Opportunity/peluang/kesempatan tegaknya syari’at Islam :

- Lembaga dakwah dan ormas Islam yang konsisten mendakwahkan tegaknya syari’at Islam.

- Sarana penerangan/komunikasi yang dapat digunakan sebagai sarana dakwah.

Strenth/kekuatan/potenti bagi tegaknya syari’at Islam :

- AlQur:an dan AlHadits sebagai landasan ideologis.

- Khazanah pemikiran ulama Islam pada masa lalu.

- Warisan/peninggalan sejarah umat Islam masa lalu.

- Populasi umat Islam yang cukup diperhitungkan. Bahkan identitas, dan nama Islam sendiri masih menggentarkan, menciutkan nyali musuh-musuh Islam.

- Masjid, mushalla sebagai sarana/tempat pembinaan/penggemblengan umat Islam.

Konsep SOAR

            Dulu diperkenalkan konsep SWOT analysis (Strength-Weakness-Opportunity-Threat). Menganalisis kelemahan (wakness) dan menghitung risiko/ancaman (threat) itu diperlukan. Lebih penting lagi dari itu adalah mengidentifikasi dan memfokuskan kekuatan (strength) dan peluang (opportunity).

            Kini diperkenalkan konsep SOAR (Strengths-Opportunity-Aspiration-Result).
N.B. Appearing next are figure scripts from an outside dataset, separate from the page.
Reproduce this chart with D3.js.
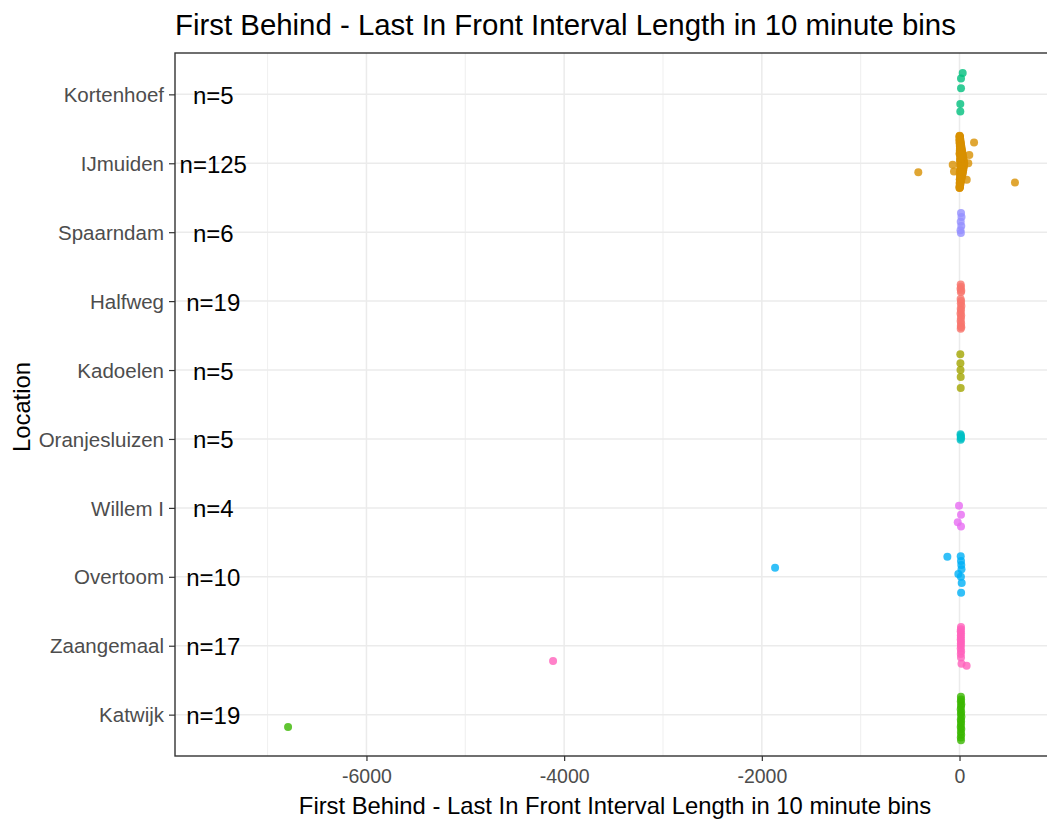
<!DOCTYPE html>
<html>
<head>
<meta charset="utf-8">
<script src="https://cdn.jsdelivr.net/npm/d3@7"></script>
<style>
  html, body { margin: 0; padding: 0; background: #fff; }
  svg { display: block; font-family: "Liberation Sans", Arial, sans-serif; }
</style>
</head>
<body>
<svg id="chart" width="1047" height="819"></svg>
<script>
// ---------------- data ----------------
const locations = ["Kortenhoef","IJmuiden","Spaarndam","Halfweg","Kadoelen","Oranjesluizen","Willem I","Overtoom","Zaangemaal","Katwijk"];
const counts = [5,125,6,19,5,5,4,10,17,19];
const palette = ["#00BF7D","#D89000","#9590FF","#F8766D","#A3A500","#00BFC4","#E76BF3","#00B0F6","#FF62BC","#39B600"];
const xMajorTicks = [-6000,-4000,-2000,0];
const xMinorTicks = [-7000,-5000,-3000,-1000];
const xDomain = [-7937, 966];
const nLabelValue = -7550;

const kortenhoefValues = [32,15,15,8,8];
const kortenhoefJitter = [0.31,0.23,0.09,-0.14,-0.25];

const ijmuidenValues = [
  2,0,4,1,6,3,8,2,10,5,12,1,14,7,16,3,18,9,20,4,22,11,25,6,28,13,30,2,33,15,
  35,8,38,18,40,5,42,21,45,10,48,24,46,3,44,27,41,12,39,30,37,7,34,20,32,1,29,16,26,9,
  23,13,20,4,17,11,14,6,11,2,8,5,6,1,4,2,1,
  1,3,2,5,8,3,12,6,19,9,26,14,31,17,22,4,25,8,15,2,9,4,3,0,3,6,13,1,27,7,
  36,11,19,6,3,0,11,22,15,28,
  147,99,-69,-56,89,73,-417,561];
const ijmuidenJitter = [
  0.40,0.39,0.38,0.37,0.36,0.35,0.34,0.33,0.32,0.31,0.30,0.29,0.28,0.27,0.26,0.25,0.24,0.23,0.22,0.21,
  0.20,0.19,0.18,0.17,0.16,0.15,0.14,0.13,0.12,0.11,0.10,0.09,0.08,0.07,0.06,0.05,0.04,0.03,0.02,0.01,
  0.00,-0.01,-0.02,-0.03,-0.04,-0.05,-0.06,-0.07,-0.08,-0.09,-0.10,-0.11,-0.12,-0.13,-0.14,-0.15,-0.16,-0.17,-0.18,-0.19,
  -0.20,-0.21,-0.22,-0.23,-0.24,-0.25,-0.26,-0.27,-0.28,-0.29,-0.30,-0.31,-0.32,-0.33,-0.34,-0.35,-0.36,
  0.395,0.345,0.305,0.265,0.225,0.185,0.155,0.125,0.095,0.065,0.035,0.005,-0.025,-0.055,-0.085,-0.115,-0.145,-0.175,-0.205,-0.235,
  -0.265,-0.295,-0.325,-0.355,0.375,0.285,0.205,0.145,0.085,0.025,-0.035,-0.095,-0.155,-0.215,-0.275,0.335,0.245,0.115,-0.045,-0.125,
  0.30,0.12,-0.02,-0.12,0.00,-0.24,-0.13,-0.28];

const spaarndamValues = [15,20,12,18,10,14];
const spaarndamJitter = [0.28,0.22,0.15,0.09,0.03,-0.01];

const halfwegValues = [12,15,10,18,14,11,16,13,19,12,15,10,17,14,11,16,13,18,12];
const halfwegJitter = [0.24,0.21,0.18,0.15,0.13,0.03,0.00,-0.03,-0.07,-0.11,-0.14,-0.18,-0.21,-0.25,-0.29,-0.32,-0.36,-0.38,-0.40];

const kadoelenValues = [8,9,10,12,12];
const kadoelenJitter = [0.23,0.10,0.00,-0.10,-0.26];

const oranjesluizenValues = [10,14,12,16,11];
const oranjesluizenJitter = [0.07,0.05,0.03,0.01,-0.01];

const willemValues = [-5,15,-18,15];
const willemJitter = [0.03,-0.10,-0.21,-0.27];

const overtoomValues = [12,-123,15,18,20,-12,14,22,16,-1866];
const overtoomJitter = [0.30,0.29,0.23,0.17,0.11,0.04,0.00,-0.09,-0.23,0.13];

const zaangemaalValues = [15,14,12,15,13,14,12,15,13,14,12,16,13,15,20,72,-4112];
const zaangemaalJitter = [0.27,0.24,0.21,0.18,0.15,0.12,0.09,0.06,0.03,0.00,-0.04,-0.08,-0.12,-0.17,-0.26,-0.29,-0.22];

const katwijkValues = [14,16,13,18,15,12,17,14,19,13,16,15,12,18,14,17,13,15,-6793];
const katwijkJitter = [0.26,0.22,0.19,0.15,0.12,0.08,0.04,0.01,-0.03,-0.07,-0.10,-0.14,-0.18,-0.21,-0.25,-0.29,-0.33,-0.37,-0.18];

const seriesValues = [kortenhoefValues, ijmuidenValues, spaarndamValues, halfwegValues, kadoelenValues,
  oranjesluizenValues, willemValues, overtoomValues, zaangemaalValues, katwijkValues];
const seriesJitter = [kortenhoefJitter, ijmuidenJitter, spaarndamJitter, halfwegJitter, kadoelenJitter,
  oranjesluizenJitter, willemJitter, overtoomJitter, zaangemaalJitter, katwijkJitter];

const titleText = "First Behind - Last In Front Interval Length in 10 minute bins";
const xTitleText = "First Behind - Last In Front Interval Length in 10 minute bins";
const yTitleText = "Location";

// ---------------- layout ----------------
const panel = { left: 175, top: 53, right: 1055, bottom: 756 };
const svg = d3.select("#chart");

const x = d3.scaleLinear().domain(xDomain).range([panel.left, panel.right]);
const yIdx = d3.scaleLinear().domain([-0.6, locations.length - 0.4]).range([panel.top, panel.bottom]);
const yCat = d3.scalePoint().domain(locations).range([yIdx(0), yIdx(locations.length - 1)]);

const points = [];
locations.forEach((loc, i) => {
  seriesValues[i].forEach((v, j) => {
    points.push({ loc, i, value: v, jitter: seriesJitter[i][j], color: palette[i] });
  });
});

// panel background
svg.append("rect").attr("x", panel.left).attr("y", panel.top)
  .attr("width", panel.right - panel.left).attr("height", panel.bottom - panel.top)
  .attr("fill", "#fff");

// grid
const grid = svg.append("g");
grid.selectAll("line.minor").data(xMinorTicks).join("line")
  .attr("x1", d => x(d)).attr("x2", d => x(d))
  .attr("y1", panel.top).attr("y2", panel.bottom)
  .attr("stroke", "#EBEBEB").attr("stroke-width", 0.8);
grid.selectAll("line.majorx").data(xMajorTicks).join("line")
  .attr("x1", d => x(d)).attr("x2", d => x(d))
  .attr("y1", panel.top).attr("y2", panel.bottom)
  .attr("stroke", "#EBEBEB").attr("stroke-width", 1.5);
grid.selectAll("line.majory").data(locations).join("line")
  .attr("x1", panel.left).attr("x2", panel.right)
  .attr("y1", d => yCat(d)).attr("y2", d => yCat(d))
  .attr("stroke", "#EBEBEB").attr("stroke-width", 1.5);

// points
svg.append("g").selectAll("circle").data(points).join("circle")
  .attr("cx", d => x(d.value))
  .attr("cy", d => yIdx(d.i - d.jitter))
  .attr("r", 4)
  .attr("fill", d => d.color)
  .attr("fill-opacity", 0.8);

// n labels
svg.append("g").selectAll("text").data(locations).join("text")
  .attr("x", x(nLabelValue))
  .attr("y", d => yCat(d) + 9.5)
  .attr("text-anchor", "middle")
  .attr("font-size", 24)
  .attr("fill", "#000")
  .text((d, i) => "n=" + counts[i]);

// panel border
svg.append("rect").attr("x", panel.left).attr("y", panel.top)
  .attr("width", panel.right - panel.left).attr("height", panel.bottom - panel.top)
  .attr("fill", "none").attr("stroke", "#333333").attr("stroke-width", 1.4);

// x axis
const xAxis = svg.append("g").attr("transform", `translate(0,${panel.bottom})`)
  .call(d3.axisBottom(x).tickValues(xMajorTicks).tickSize(5).tickPadding(8).tickFormat(d => String(d)));
xAxis.select(".domain").remove();
xAxis.selectAll(".tick line").attr("stroke", "#333333").attr("stroke-width", 1.2);
xAxis.selectAll(".tick text").attr("fill", "#4D4D4D").attr("font-size", 19.5)
  .attr("font-family", "Liberation Sans, Arial, sans-serif").attr("dy", "0.72em");

// y axis
const yAxis = svg.append("g").attr("transform", `translate(${panel.left},0)`)
  .call(d3.axisLeft(yCat).tickSize(6).tickPadding(5));
yAxis.select(".domain").remove();
yAxis.selectAll(".tick line").attr("stroke", "#333333").attr("stroke-width", 1.2);
yAxis.selectAll(".tick text").attr("fill", "#4D4D4D").attr("font-size", 20.5)
  .attr("font-family", "Liberation Sans, Arial, sans-serif").attr("dy", "0.35em");

// titles
svg.append("text").attr("x", panel.left).attr("y", 35)
  .attr("font-size", 29.4).attr("fill", "#000").text(titleText);

svg.append("text").attr("x", (panel.left + panel.right) / 2).attr("y", 814)
  .attr("text-anchor", "middle").attr("font-size", 23.8).attr("fill", "#000").text(xTitleText);

svg.append("text").attr("transform", "translate(30,407) rotate(-90)")
  .attr("text-anchor", "middle").attr("font-size", 23.8).attr("fill", "#000").text(yTitleText);
</script>
</body>
</html>
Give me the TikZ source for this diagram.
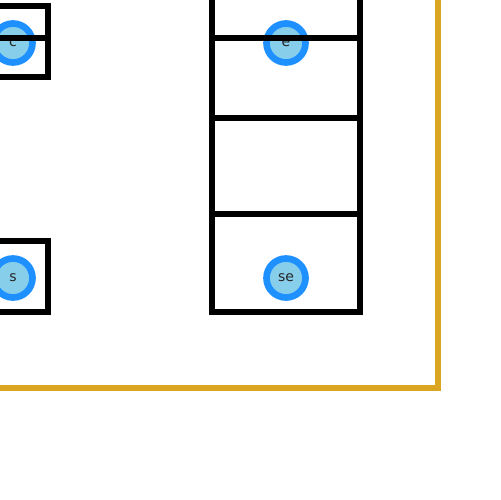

Konsep ini beroriemtasi “appreciative inquiry”, yaitu menghargai dan menggali hal-hal yang positf dan kekuatan (strength) yang terlihat maupun tersembunyi. “Allow your thoughts to take you to heights of greatness”. Dengan pola pikir ini, berobsesi terhadap aspirasi (aspiration) dan kesempatan (opportunity) sehingga hasil (result) terpenuhi optimism (Simak Eileen Rachman & Sylvina Savitri : “Mentalitas Elang”, KOMPAS, Sabtu, 6 Agustus 2011, hal 33, “Klasika : Karier”).